With their pending bankruptcy and the industry’s shift toward green energy (DERs) in response to the threat presented by climate change, PG&E are making some improvements in how they can provide long-term electric system hardening, including:
- Installing nearly 600 new high-definition cameras in high fire-threat areas, increasing coverage across these areas to more than 90 percent.
- Conducting accelerated safety inspections of over 5,500 miles of transmission lines, including approximately 50,000 structures in high fire-threat areas, in addition to routine inspections and maintenance.
- Replacing equipment to further reduce risk to its system and tailoring upgrades based on terrain and weather conditions using more granular analysis of fire-prone regions.
These are all steps in the right direction.

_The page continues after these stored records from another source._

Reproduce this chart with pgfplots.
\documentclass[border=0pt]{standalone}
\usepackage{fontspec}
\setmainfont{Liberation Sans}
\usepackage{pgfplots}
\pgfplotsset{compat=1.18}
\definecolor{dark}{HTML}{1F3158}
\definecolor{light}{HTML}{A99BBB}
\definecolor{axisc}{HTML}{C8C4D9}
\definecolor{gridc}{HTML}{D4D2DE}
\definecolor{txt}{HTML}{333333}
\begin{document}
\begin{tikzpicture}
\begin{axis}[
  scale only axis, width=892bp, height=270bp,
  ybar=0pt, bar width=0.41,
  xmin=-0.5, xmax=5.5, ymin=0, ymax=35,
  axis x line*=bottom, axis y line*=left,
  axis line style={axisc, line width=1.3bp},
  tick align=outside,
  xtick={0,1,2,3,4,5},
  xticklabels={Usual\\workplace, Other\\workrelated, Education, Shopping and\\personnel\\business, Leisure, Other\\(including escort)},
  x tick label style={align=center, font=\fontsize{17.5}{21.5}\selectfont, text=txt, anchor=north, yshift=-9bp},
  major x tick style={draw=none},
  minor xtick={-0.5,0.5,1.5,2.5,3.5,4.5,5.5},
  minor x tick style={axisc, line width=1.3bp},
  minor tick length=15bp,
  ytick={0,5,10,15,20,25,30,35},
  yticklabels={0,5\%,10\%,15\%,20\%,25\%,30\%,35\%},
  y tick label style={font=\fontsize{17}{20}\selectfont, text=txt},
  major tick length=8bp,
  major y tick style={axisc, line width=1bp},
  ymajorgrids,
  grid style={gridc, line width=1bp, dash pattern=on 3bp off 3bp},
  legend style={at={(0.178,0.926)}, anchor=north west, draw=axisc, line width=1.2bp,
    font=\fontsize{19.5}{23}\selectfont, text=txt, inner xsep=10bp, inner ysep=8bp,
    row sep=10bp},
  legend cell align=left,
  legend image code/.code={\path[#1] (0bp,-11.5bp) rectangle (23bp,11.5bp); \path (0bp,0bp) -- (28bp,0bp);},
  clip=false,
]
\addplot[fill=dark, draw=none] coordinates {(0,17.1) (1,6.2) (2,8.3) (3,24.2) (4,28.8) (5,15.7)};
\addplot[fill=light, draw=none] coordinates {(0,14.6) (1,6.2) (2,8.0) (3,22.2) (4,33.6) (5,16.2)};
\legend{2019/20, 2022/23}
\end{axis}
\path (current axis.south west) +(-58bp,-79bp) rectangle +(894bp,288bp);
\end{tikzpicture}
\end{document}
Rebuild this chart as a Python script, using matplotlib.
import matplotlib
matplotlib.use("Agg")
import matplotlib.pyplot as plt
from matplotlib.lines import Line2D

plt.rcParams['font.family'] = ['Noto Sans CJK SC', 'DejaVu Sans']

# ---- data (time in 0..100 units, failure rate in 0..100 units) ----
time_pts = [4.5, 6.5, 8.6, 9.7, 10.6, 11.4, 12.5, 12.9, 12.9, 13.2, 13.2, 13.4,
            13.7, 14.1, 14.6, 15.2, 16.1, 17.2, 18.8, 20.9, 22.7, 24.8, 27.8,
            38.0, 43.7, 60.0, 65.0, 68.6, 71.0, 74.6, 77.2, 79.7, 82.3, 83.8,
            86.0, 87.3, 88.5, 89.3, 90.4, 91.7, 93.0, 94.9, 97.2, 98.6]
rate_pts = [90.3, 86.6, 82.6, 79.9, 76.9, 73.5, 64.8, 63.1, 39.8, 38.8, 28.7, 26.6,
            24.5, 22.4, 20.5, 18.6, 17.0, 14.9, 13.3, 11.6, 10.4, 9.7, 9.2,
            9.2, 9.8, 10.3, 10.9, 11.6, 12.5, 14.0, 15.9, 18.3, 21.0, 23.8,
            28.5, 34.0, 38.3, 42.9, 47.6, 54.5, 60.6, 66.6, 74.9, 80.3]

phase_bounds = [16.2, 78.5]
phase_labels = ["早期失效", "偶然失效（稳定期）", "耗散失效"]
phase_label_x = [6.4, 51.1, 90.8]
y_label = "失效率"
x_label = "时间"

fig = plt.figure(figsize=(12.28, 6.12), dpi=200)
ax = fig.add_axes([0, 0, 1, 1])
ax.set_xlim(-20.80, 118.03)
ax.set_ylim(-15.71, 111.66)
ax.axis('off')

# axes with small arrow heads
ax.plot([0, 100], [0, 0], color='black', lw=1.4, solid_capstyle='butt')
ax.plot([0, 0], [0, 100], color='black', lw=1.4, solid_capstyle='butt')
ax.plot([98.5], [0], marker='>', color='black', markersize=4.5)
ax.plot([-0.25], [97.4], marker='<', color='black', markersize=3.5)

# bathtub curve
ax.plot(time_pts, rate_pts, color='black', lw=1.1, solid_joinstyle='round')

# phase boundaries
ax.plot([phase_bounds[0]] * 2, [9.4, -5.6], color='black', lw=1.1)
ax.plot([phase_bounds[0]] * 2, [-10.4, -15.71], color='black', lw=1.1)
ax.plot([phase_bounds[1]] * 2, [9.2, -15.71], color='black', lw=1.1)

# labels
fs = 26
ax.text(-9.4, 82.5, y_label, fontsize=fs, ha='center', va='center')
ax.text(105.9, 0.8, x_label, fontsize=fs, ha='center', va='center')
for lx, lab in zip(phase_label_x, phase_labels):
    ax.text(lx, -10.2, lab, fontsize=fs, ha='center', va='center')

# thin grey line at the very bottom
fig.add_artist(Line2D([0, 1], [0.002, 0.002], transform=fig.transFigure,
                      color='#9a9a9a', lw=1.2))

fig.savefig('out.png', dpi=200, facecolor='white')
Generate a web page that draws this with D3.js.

And, while increased inspections and the use of cameras in high-risk areas are positive changes, we are still witnessing a lack of continuous, 24/7 monitoring. Not only would this provide coverage around the clock, but it would also provide amazing data for predictive analysis to avoid disasters like this in the future.
What if, instead of being mutually exclusive, profitability and the public good are two branches of the same tree?
In the wake of these devastating fires and the massive financial blow PG&E is weathering, it’s easy to see how keeping the public good and profitability intersect.
PG&E is not the only company holding costly liabilities, though for most companies the liabilities remain unexposed. Consequently, the PG&E story is serving as a wake-up call to many other IOUs. It’s clear that practices in keeping with the status quo will lead to an increased level of scrutiny and liability moving forward, with outcomes that could be both costly and dangerous.
The issue here isn’t one of negligence, it’s one of ignorance. With PG&E providing a crystalline example of how this system of maintenance is outdated, it’s time we look to sustainable solutions for the future. Our profit and the public we serve depends on it.